Hameer sees the enactment of the law as a continuation of the processes at work across the nation, in the name of nationalism and religion.
Sumail Sidhu, who had contested the Khadoor Sahib by-poll as an independent candidate, said: "This is a draconian measure being introduced in the name of respecting sentiments. The question is: how would you hold a person responsible for sacrilege? Suppose the palanquin carrying a holy book falls after a skirmish or chaos, whom would you blame for it? The values enshrined and exalted in the Guru Granth Sahib, like respect for mankind, labour, respect for women etc are under serious threat in the state today. These values are being trampled upon and, actually, those in power are indulging in sacrilege."
Sidhu pointed out that it is for the people to bring about the egalitarian milieu in Punjab, and preserve its pluralistic culture. Only then can the actual honour of the holy books be restored.
Sociologist Manjit Singh sees it as an attempt to take shelter from real issues.
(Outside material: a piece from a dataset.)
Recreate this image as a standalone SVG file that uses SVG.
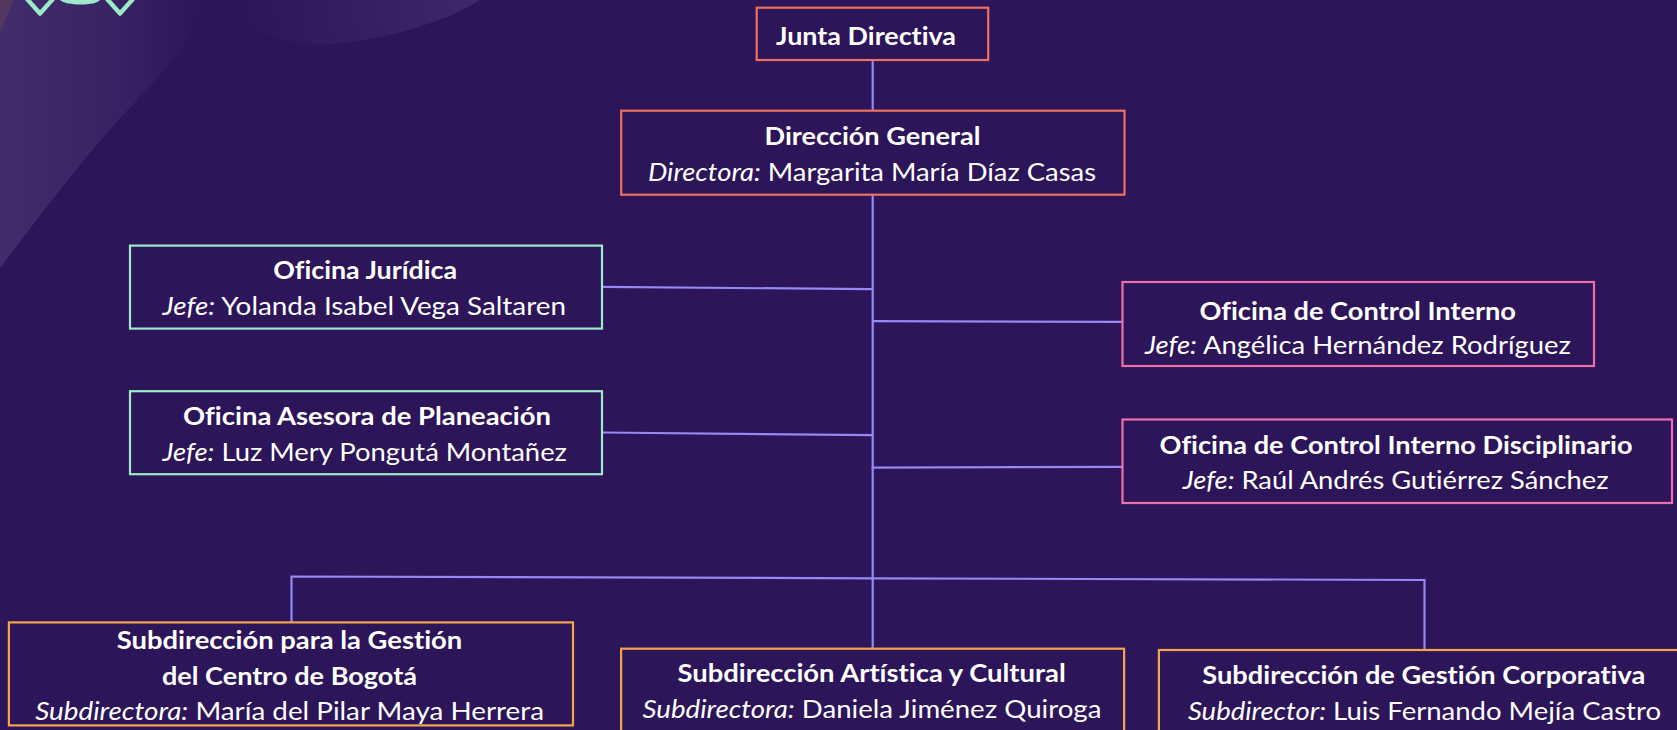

"One needs to understand that the more you enact such stringent laws, the more you encourage people against whom the Act is purported to be. This has happened in the case of NDPS Act, which was enacted in the 1990s. Perhaps this is being done by them to satisfy their followers. What is the need to bring about an Act when the actual purpose stands defeated?" he asked.
Senior advocate Navkiran Singh, who has been taking up human rights issues for more than two decades, begs to differ. While agreeing that the passing of the Bill is politically motivated, he said: "These things are right if they keep the social fabric intact. The proposed law will obviously cover all the holy books of all the religions. There cannot be a communal law. But at the same time, such knee-jerk reactions can be very serious also. The timing of the Bill is politically questionable."